Much love to my beautiful daughter for joining me on this adventure. We made a few detours along the way, detours that became journeys in and of themselves, but that is a post for another day..well maybe...or maybe not! :)




Blessings of peace everyone and all that is good.

18 comments:

Shirl said...

Sounds like a great trip. Isn't it great how such places enlighten you!

They call me "Deb" said...

I imagine you came away with SO MUCH more than you can put into words to share here.
I read the article you posted on Mr. Peterson. I can't begin to imagine what those patients (prisoners of the disease and it's stigma) went through. The shackles, the imprisonment, the segregation ... to not even be able to vote! wow.
I think Mr. Peterson was a bit like Rosa Parks (on a smaller scale)!
May the Lord continue to bless you and reveal to you why He prompted you to visit this place and learn of the wonderful "least of these".
Hugs,
Deb

Brenda said...

I'm so glad they've found a cure for this disease. I can't imagine. The only accounts I've read have been in the Word.

forsythia said...

What a beautiful story of your journey.

Stacey said...

I'm so glad you got to take this journey & that your daughter was with you! Definitely something neither of you will forget! Amazing that you got to meet that dear man!

Travis Cody said...

Thank you for sharing this story. I think I understand what you mean about being so compelled to visit a place, but not to be able to say why you feel that way.

ambersun said...

This story helped me have hope for my own struggles with mental help - here's hoping that better treatment and less stigma is just around the corner for me too.

Amber

xinex said...

What a fun trip, Debra!
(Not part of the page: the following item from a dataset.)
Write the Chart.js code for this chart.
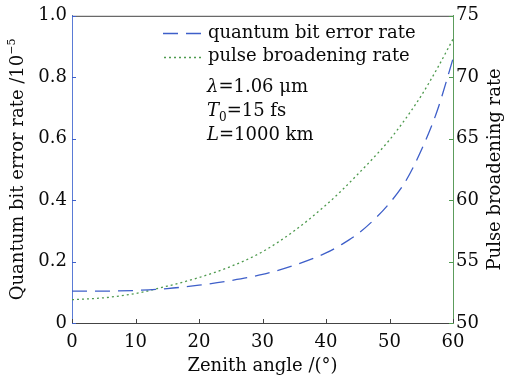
<!DOCTYPE html>
<html>
<head>
<meta charset="utf-8">
<script src="https://cdn.jsdelivr.net/npm/chart.js@4"></script>
<style>
  html, body { margin: 0; padding: 0; background: #fff; }
  #wrap { width: 505px; height: 379px; }
</style>
</head>
<body>
<div id="wrap"><canvas id="chart" width="505" height="379"></canvas></div>
<script>
// zenith angle (deg)
const angles = [0, 5, 10, 15, 20, 25, 30, 35, 40, 42.5, 45, 47.5, 50, 52.5, 55, 57.5, 60];
// quantum bit error rate, units of 1e-5 (left axis)
const qber = [0.104, 0.104, 0.106, 0.112, 0.123, 0.138, 0.158, 0.188, 0.228, 0.256, 0.29, 0.335, 0.39, 0.46, 0.562, 0.69, 0.86];
// pulse broadening rate (right axis)
const broadening = [51.9, 52.05, 52.4, 53.0, 53.7, 54.6, 55.8, 57.5, 59.6, 60.8, 62.1, 63.45, 64.9, 66.6, 68.5, 70.7, 73.1];

const xTicks = [0, 10, 20, 30, 40, 50, 60];
const leftTicks = [0, 0.2, 0.4, 0.6, 0.8, 1.0];
const rightTicks = [50, 55, 60, 65, 70, 75];

const FONT = "'DejaVu Serif', 'Liberation Serif', serif";
const BLUE = '#3e5fc9';
const GREEN = '#4e9a4e';
const AXIS = '#444';
const INK = '#0a0a0a';

const toPoints = (xs, ys) => xs.map((x, i) => ({ x: x, y: ys[i] }));

// ticks pointing inward, legend, notes and axis titles
const decorations = {
  id: 'decorations',
  afterDraw(chart) {
    const { ctx, chartArea: a, scales } = chart;
    ctx.save();

    // top frame line
    ctx.strokeStyle = AXIS;
    ctx.lineWidth = 1;
    ctx.beginPath();
    ctx.moveTo(a.left, a.top + 0.5);
    ctx.lineTo(a.right, a.top + 0.5);
    ctx.stroke();

    // inward ticks
    const tickLen = 4;
    ctx.strokeStyle = AXIS;
    xTicks.forEach(v => {
      const px = Math.round(scales.x.getPixelForValue(v)) + 0.5;
      ctx.beginPath();
      ctx.moveTo(px, a.bottom);
      ctx.lineTo(px, a.bottom - tickLen);
      ctx.stroke();
    });
    ctx.strokeStyle = BLUE;
    leftTicks.forEach(v => {
      const py = Math.round(scales.y.getPixelForValue(v)) + 0.5;
      ctx.beginPath();
      ctx.moveTo(a.left, py);
      ctx.lineTo(a.left + tickLen, py);
      ctx.stroke();
    });
    ctx.strokeStyle = GREEN;
    rightTicks.forEach(v => {
      const py = Math.round(scales.y2.getPixelForValue(v)) + 0.5;
      ctx.beginPath();
      ctx.moveTo(a.right, py);
      ctx.lineTo(a.right - tickLen, py);
      ctx.stroke();
    });

    // legend
    ctx.lineWidth = 1.3;
    ctx.strokeStyle = BLUE;
    ctx.setLineDash([15, 8]);
    ctx.beginPath();
    ctx.moveTo(163, 33.5);
    ctx.lineTo(204, 33.5);
    ctx.stroke();
    ctx.strokeStyle = GREEN;
    ctx.setLineDash([2, 3]);
    ctx.beginPath();
    ctx.moveTo(164, 57.5);
    ctx.lineTo(204, 57.5);
    ctx.stroke();
    ctx.setLineDash([]);

    ctx.fillStyle = INK;
    ctx.textBaseline = 'alphabetic';
    ctx.textAlign = 'left';
    ctx.font = '18px ' + FONT;
    ctx.fillText('quantum bit error rate', 208, 38);
    ctx.fillText('pulse broadening rate', 208, 61);

    // parameter notes
    let x = 207;
    ctx.font = 'italic 18px ' + FONT;
    ctx.fillText('λ', x, 92);
    x += ctx.measureText('λ').width;
    ctx.font = '18px ' + FONT;
    ctx.fillText('=1.06 μm', x, 92);

    x = 207;
    ctx.font = 'italic 18px ' + FONT;
    ctx.fillText('T', x, 116);
    x += ctx.measureText('T').width;
    ctx.font = '12px ' + FONT;
    ctx.fillText('0', x, 121);
    x += ctx.measureText('0').width;
    ctx.font = '18px ' + FONT;
    ctx.fillText('=15 fs', x, 116);

    x = 207;
    ctx.font = 'italic 18px ' + FONT;
    ctx.fillText('L', x, 140);
    x += ctx.measureText('L').width;
    ctx.font = '18px ' + FONT;
    ctx.fillText('=1000 km', x, 140);

    // x title
    ctx.textAlign = 'center';
    ctx.font = '18px ' + FONT;
    ctx.fillText('Zenith angle /(°)', (a.left + a.right) / 2, 371);

    const midY = (a.top + a.bottom) / 2;

    // left title with superscript
    ctx.save();
    ctx.translate(23, midY);
    ctx.rotate(-Math.PI / 2);
    ctx.font = '18px ' + FONT;
    const main = 'Quantum bit error rate /10';
    const wMain = ctx.measureText(main).width;
    ctx.font = '11px ' + FONT;
    const sup = '−5';
    const wSup = ctx.measureText(sup).width;
    const start = -(wMain + wSup) / 2;
    ctx.textAlign = 'left';
    ctx.font = '18px ' + FONT;
    ctx.fillText(main, start, 0);
    ctx.font = '11px ' + FONT;
    ctx.fillText(sup, start + wMain, -8);
    ctx.restore();

    // right title
    ctx.save();
    ctx.translate(500, midY);
    ctx.rotate(-Math.PI / 2);
    ctx.font = '18px ' + FONT;
    ctx.textAlign = 'center';
    ctx.fillText('Pulse broadening rate', 0, 0);
    ctx.restore();

    ctx.restore();
  }
};

new Chart(document.getElementById('chart'), {
  type: 'line',
  data: {
    datasets: [
      {
        label: 'quantum bit error rate',
        data: toPoints(angles, qber),
        yAxisID: 'y',
        borderColor: BLUE,
        borderWidth: 1.3,
        borderDash: [15, 8],
        pointRadius: 0,
        cubicInterpolationMode: 'monotone',
        fill: false
      },
      {
        label: 'pulse broadening rate',
        data: toPoints(angles, broadening),
        yAxisID: 'y2',
        borderColor: GREEN,
        borderWidth: 1.3,
        borderDash: [2, 3],
        pointRadius: 0,
        cubicInterpolationMode: 'monotone',
        fill: false
      }
    ]
  },
  options: {
    responsive: false,
    animation: false,
    devicePixelRatio: 1,
    layout: { padding: { top: 12, left: 0, right: 0, bottom: 0 } },
    plugins: {
      legend: { display: false },
      tooltip: { enabled: false }
    },
    scales: {
      x: {
        type: 'linear',
        min: 0,
        max: 60,
        afterFit: s => { s.height = 56; },
        afterBuildTicks: s => { s.ticks = xTicks.map(v => ({ value: v })); },
        grid: { display: false, drawTicks: false },
        border: { display: true, color: AXIS, width: 1 },
        ticks: { padding: 9, color: INK, font: { family: FONT, size: 18 } }
      },
      y: {
        position: 'left',
        min: 0,
        max: 1,
        afterFit: s => { s.width = 72; },
        afterBuildTicks: s => { s.ticks = leftTicks.map(v => ({ value: v })); },
        grid: { display: false, drawTicks: false },
        border: { display: true, color: '#5a7bd6', width: 1 },
        ticks: {
          padding: 5,
          color: INK,
          font: { family: FONT, size: 18 },
          callback: v => (v === 0 ? '0' : v.toFixed(1))
        }
      },
      y2: {
        position: 'right',
        min: 50,
        max: 75,
        afterFit: s => { s.width = 52; },
        afterBuildTicks: s => { s.ticks = rightTicks.map(v => ({ value: v })); },
        grid: { display: false, drawTicks: false },
        border: { display: true, color: '#5c9c5c', width: 1 },
        ticks: { padding: 3, color: INK, font: { family: FONT, size: 18 } }
      }
    }
  },
  plugins: [decorations]
});
</script>
</body>
</html>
And your daughter is lovely!...Christine

Crockhead said...

Thanks for stopping by. As the old Pennsylvania saying goes, "We get too soon oldt and not soon enough schmart."

I'm enjoying your blog, particularly your visit to the former leper colony. I didn't know we had places like that in the U.S.

Kathryn Magendie said...

*smiling* - sometimes things just click together and seem right...

Grayquill said...

I love road trips but why were you exited to go there?
What was the draw?
Your family is confused? So am I, not that it would not be interesting but where did your desire to go for a visit stem from?

Deborah Ann said...

Thank you for sharing this touching story, and pictures. Simeon looks like a sweetheart! How awful that the victims of this disease were treated like prisoners. Thank God this story had a happy ending!

Mimi said...

Hi debra!!!
i know exactly why you had a burning desire to got here, because that is the kind of person youa re, you have a HEART for the people that society wants to throw out or they just want to pretend do not exist. Your calling in life is to minister to those who need the WOrd of God told to them in a way only you can deliver it!!!!
You are a TRUE INSPIRATION to me, one day I have got to meet you!!!!!
Your writings are so touching to me
hugs and love,
jamie

Colleen said...

Good for you!! Obviously that book had such a strong impact on you and you went to see it in person. I think that is so cool. And so great that your daughter went with you!! God bless!

Buttercup said...

Agree with Mimi. It is your thoughtful and caring heart that brought you here. Thanks for sharing and thanks so much for your birthday wishes!

Finding Pam said...

I had always heard of this place being from La. Thank you for listening to your heart and giving us a beautiful story to go with it.

Amrita said...

Leprosy was a dreaded disease in India too and now there are very few caes. There is a Leprosy Mission Hospital here and we knew several Chris tian doctors working there. During Easter Week, this year we went to one of their services.

Dr Paul Brand started a hospital for leprosy patients in Louisiana.
I like your pictures.

Patrina's Pencil said...

I understand why you felt drawn to it too. Probably felt like Paul - 'compelled' to go. It had God's signature on it. Like He wanted to enlarge your territory because of His compassion in you. I just love it when His desires for me become my own. This was a very touching account. Thanks for sharing it with us. I am blessed. Wasn't even aware of such a place in America.